From early on in the two-mile (3200m) contest, Payne felt she was on the winner, but made sure she did not get carried away.
"The focus was to get over the line but in the last 300m I think I knew victory was ours. That was the best feeling in the world, going over that finishing line in front," she said.
A six-month whirlwind
"It's really turned my life around. You wouldn't believe winning one race could change your whole world but it has," said Payne.
"Meeting Roger Federer was a dream come true, the ultimate sports star and my mum was Swiss-bred and he's somebody I have admired for so long."
Her autobiography, Life As I Know It, has topped the non-fiction best-seller lists in Australia,
"The fact that people line up in hundreds to get their photo taken or book signed, that really blows me away," she added.
"To go from being a really normal person to having that happen is so incredible. I find it really quite funny that it has changed my life that much.
"The most amazing thing will be going to a cinema and watching a movie that is going to be made about the Cup and my life. That's really overwhelming."
My mother, my father, my inspirations
Michelle was named after her brother Michael, who died when he was just a few days old.
She was aged six months when her mother Mary was killed in a car accident, leaving her father Paddy to raise the family.
In 2007, tragedy struck again when older sister Brigid died at the age of 36 after suffering an aneurysm and heart attack eight months after falling from her horse.
"In life you run into people who help shape you and help make you a stronger person. I guess number one would be my dad - imagine losing your wife and the mother of your 11 children.
"It just blows me away how positive his outlook on life is. The older I got, the more I appreciated that. When I've thought that things have been going badly, I think life could always be so much worse. You have to focus on the positives."
In the stalls, aside from chatting to Dettori, she said prayers to her mum, sister, brother and even the late 12-time Melbourne Cup winning trainer Bart Cummins, who gave Payne her first ride in the race.
"I have a strong sense of feeling about my mum being with me all the time. She passed away when I was six months old and my dad always spoke about her and I always felt this connection with her," said the self-confessed "deep thinker".
"I felt like I had all three of them there with me. I definitely felt I had a little help from up there somewhere along the line."
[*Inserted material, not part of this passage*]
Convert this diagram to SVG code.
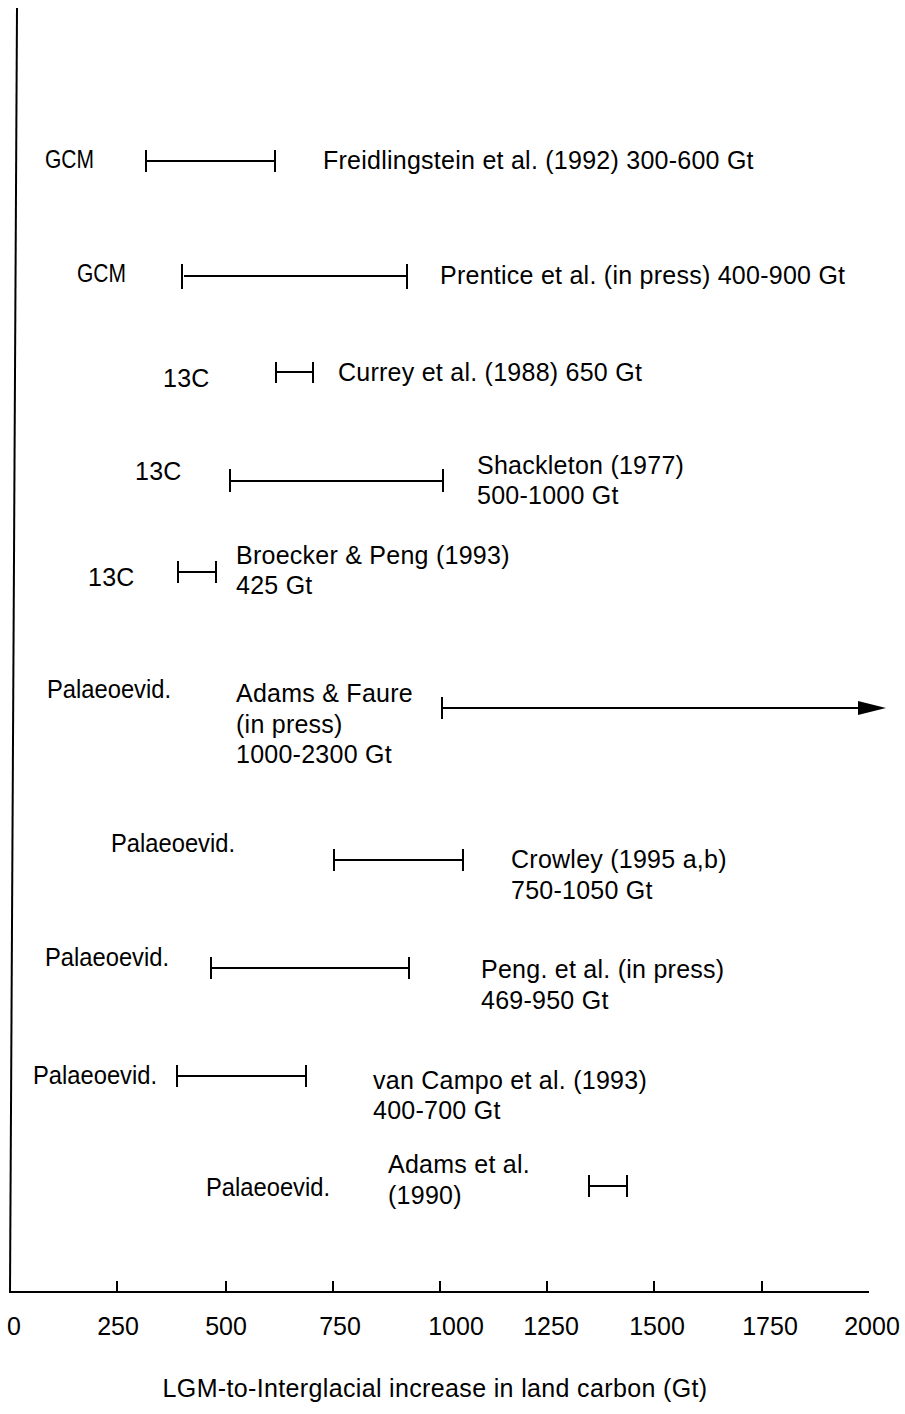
<svg xmlns="http://www.w3.org/2000/svg" width="905" height="1414" viewBox="0 0 905 1414">
<style>
text{font-family:"Liberation Sans",Arial,sans-serif;font-size:25px;letter-spacing:0.25px;fill:#000}
.ax{stroke:#000;stroke-width:2;fill:none}
.bar{stroke:#000;stroke-width:2;fill:none}
.tl{text-anchor:middle;letter-spacing:0}
.tt{text-anchor:middle;letter-spacing:0.35px}
.sq{letter-spacing:0}
</style>
<rect width="905" height="1414" fill="#fff"/>
<g id="axes">
<line class="ax" x1="17" y1="8" x2="10" y2="1293"/>
<line class="ax" x1="9" y1="1292" x2="869" y2="1292"/>
<path class="ax" d="M117 1281V1292M226 1281V1292M333 1281V1292M440 1281V1292M547 1281V1292M654 1281V1292M762 1281V1292"/>
<text x="14" y="1335" class="tl">0</text>
<text x="118" y="1335" class="tl">250</text>
<text x="226" y="1335" class="tl">500</text>
<text x="340" y="1335" class="tl">750</text>
<text x="456" y="1335" class="tl">1000</text>
<text x="551" y="1335" class="tl">1250</text>
<text x="657" y="1335" class="tl">1500</text>
<text x="770" y="1335" class="tl">1750</text>
<text x="872" y="1335" class="tl">2000</text>
<text x="435" y="1397" class="tt">LGM-to-Interglacial increase in land carbon (Gt)</text>
</g>
<g id="connectors">
<path class="bar" d="M146 150V172M146 161H275M275 150V172"/>
<path class="bar" d="M182 264V289M184 276H407M407 264V289"/>
<path class="bar" d="M276 362V383M276 372H313M313 362V383"/>
<path class="bar" d="M230 469V492M230 481H443M443 469V492"/>
<path class="bar" d="M178 561V583M178 572H216M216 561V583"/>
<path class="bar" d="M442 697V719M442 708H862"/>
<polygon points="858,701 886,708 858,715" fill="#000"/>
<path class="bar" d="M334 849V871M334 860H463M463 849V871"/>
<path class="bar" d="M211 957V979M211 968H409M409 957V979"/>
<path class="bar" d="M177 1065V1087M177 1076H306M306 1065V1087"/>
<path class="bar" d="M589 1175V1197M589 1186H627M627 1175V1197"/>
</g>
<g id="row1"><text class="sq" x="45" y="168" textLength="49" lengthAdjust="spacingAndGlyphs">GCM</text><text x="323" y="169">Freidlingstein et al. (1992) 300-600 Gt</text></g>
<g id="row2"><text class="sq" x="77" y="282" textLength="49" lengthAdjust="spacingAndGlyphs">GCM</text><text x="440" y="284">Prentice et al. (in press) 400-900 Gt</text></g>
<g id="row3"><text x="163" y="387">13C</text><text x="338" y="381">Currey et al. (1988) 650 Gt</text></g>
<g id="row4"><text x="135" y="480">13C</text><text x="477" y="474">Shackleton (1977)</text><text x="477" y="504">500-1000 Gt</text></g>
<g id="row5"><text x="88" y="586">13C</text><text x="236" y="564">Broecker &amp; Peng (1993)</text><text x="236" y="594">425 Gt</text></g>
<g id="row6"><text class="sq" x="47" y="698" textLength="124" lengthAdjust="spacingAndGlyphs">Palaeoevid.</text><text x="236" y="702">Adams &amp; Faure</text><text x="236" y="733">(in press)</text><text x="236" y="763">1000-2300 Gt</text></g>
<g id="row7"><text class="sq" x="111" y="852" textLength="124" lengthAdjust="spacingAndGlyphs">Palaeoevid.</text><text x="511" y="868">Crowley (1995 a,b)</text><text x="511" y="899">750-1050 Gt</text></g>
<g id="row8"><text class="sq" x="45" y="966" textLength="124" lengthAdjust="spacingAndGlyphs">Palaeoevid.</text><text x="481" y="978">Peng. et al. (in press)</text><text x="481" y="1009">469-950 Gt</text></g>
<g id="row9"><text class="sq" x="33" y="1084" textLength="124" lengthAdjust="spacingAndGlyphs">Palaeoevid.</text><text x="373" y="1089">van Campo et al. (1993)</text><text x="373" y="1119">400-700 Gt</text></g>
<g id="row10"><text class="sq" x="206" y="1196" textLength="124" lengthAdjust="spacingAndGlyphs">Palaeoevid.</text><text x="388" y="1173">Adams et al.</text><text x="388" y="1204">(1990)</text></g>
</svg>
What next for the history maker?
Payne plans to carry on riding for a couple of years, would like to settle down and have her own family before turning her attention to training.
"I've been riding flat out for 15 years and given it everything I've got. There's also a lot more to life than just being a jockey so I'm looking forward to enjoying that," she said.
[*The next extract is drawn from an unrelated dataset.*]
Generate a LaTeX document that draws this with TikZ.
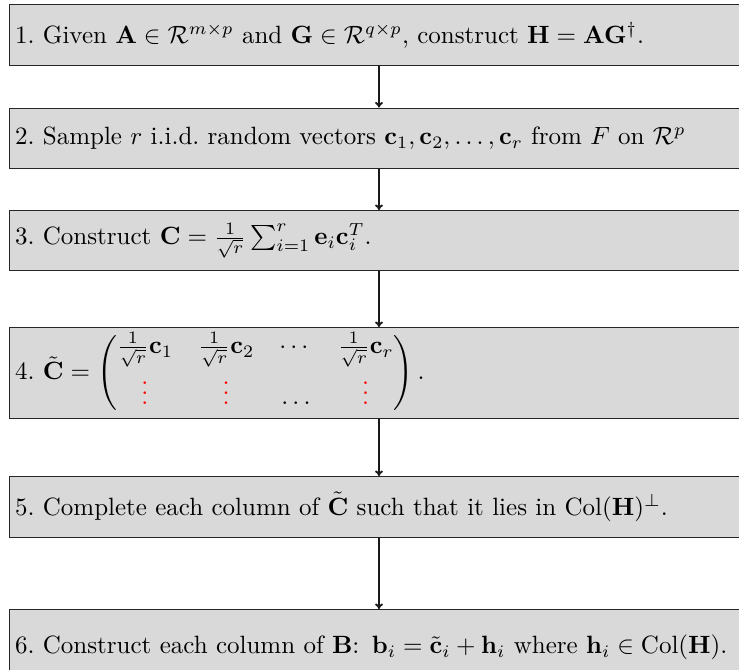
\documentclass[tikz,border=0pt]{standalone}
\usepackage{amsmath}
\usetikzlibrary{arrows.meta}
\newdimen\pxu
\pxu=0.40pt

\begin{document}
\begin{tikzpicture}[%
  x=\pxu, y=-\pxu,
  stepbox/.style={draw=black!85, line width=0.5pt, fill=black!15,
    anchor=north west, text width=790\pxu,
    inner xsep=2.4pt, align=left},
  flow/.style={-{To[length=2.2pt,width=3.2pt]}, line width=0.75pt, black!90}]
  \clip (0,0) rectangle (739,669);
  \useasboundingbox (0,0) rectangle (739,669);
  \coordinate (ax) at (379,0);
  \node[stepbox, minimum height=61.5\pxu] (s1) at (8.5,3.5)
    {1.~Given $\mathbf{A}\in\mathcal{R}^{m\times p}$ and $\mathbf{G}\in\mathcal{R}^{q\times p}$, construct $\mathbf{H}=\mathbf{A}\mathbf{G}^{\dagger}$.};
  \node[stepbox, minimum height=60\pxu] (s2) at (8.5,107.5)
    {2.~Sample $r$ i.i.d.\ random vectors $\mathbf{c}_1,\mathbf{c}_2,\ldots,\mathbf{c}_r$ from $F$ on $\mathcal{R}^p$};
  \node[stepbox, minimum height=60\pxu] (s3) at (8.5,210)
    {3.~Construct $\mathbf{C}=\frac{1}{\sqrt{r}}\sum_{i=1}^{r}\mathbf{e}_i\mathbf{c}_i^T$.};
  \node[stepbox, minimum height=91\pxu, inner ysep=1.2pt] (s4) at (8.5,327)
    {4.~$\tilde{\mathbf{C}}=\begin{pmatrix}
      \frac{1}{\sqrt{r}}\mathbf{c}_1 & \frac{1}{\sqrt{r}}\mathbf{c}_2 & \cdots & \frac{1}{\sqrt{r}}\mathbf{c}_r\\
      \color{red}\vdots & \color{red}\vdots & \ldots & \color{red}\vdots
    \end{pmatrix}$\,.};
  \node[stepbox, minimum height=60.5\pxu] (s5) at (8.5,476)
    {5.~Complete each column of $\tilde{\mathbf{C}}$ such that it lies in $\mathrm{Col}(\mathbf{H})^{\perp}$.};
  \node[stepbox, minimum height=75\pxu] (s6) at (8.5,609)
    {6.~Construct each column of $\mathbf{B}$: $\mathbf{b}_i=\tilde{\mathbf{c}}_i+\mathbf{h}_i$ where $\mathbf{h}_i\in\mathrm{Col}(\mathbf{H})$.};
  \draw[flow] (s1.south -| ax) -- (s2.north -| ax);
  \draw[flow] (s2.south -| ax) -- (s3.north -| ax);
  \draw[flow] (s3.south -| ax) -- (s4.north -| ax);
  \draw[flow] (s4.south -| ax) -- (s5.north -| ax);
  \draw[flow] (s5.south -| ax) -- (s6.north -| ax);
\end{tikzpicture}
\end{document}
In August, a new licence will mean she can both ride and train horses, and she plans to train a handful to start with.
"That will give me a little bit of an introduction into the life of a trainer. I'm really looking forward to giving that a crack," she said.
Might she one day saddle a Melbourne Cup winner ridden by another female jockey in the ultimate display of girl power?
"That would be absolutely awesome. You never know - that's the beauty about life, wherever it may lead you," she said.
And finally - The last six months in a sentence?
"I would just have to say that it's been an absolutely crazy whirlwind that has changed my life forever."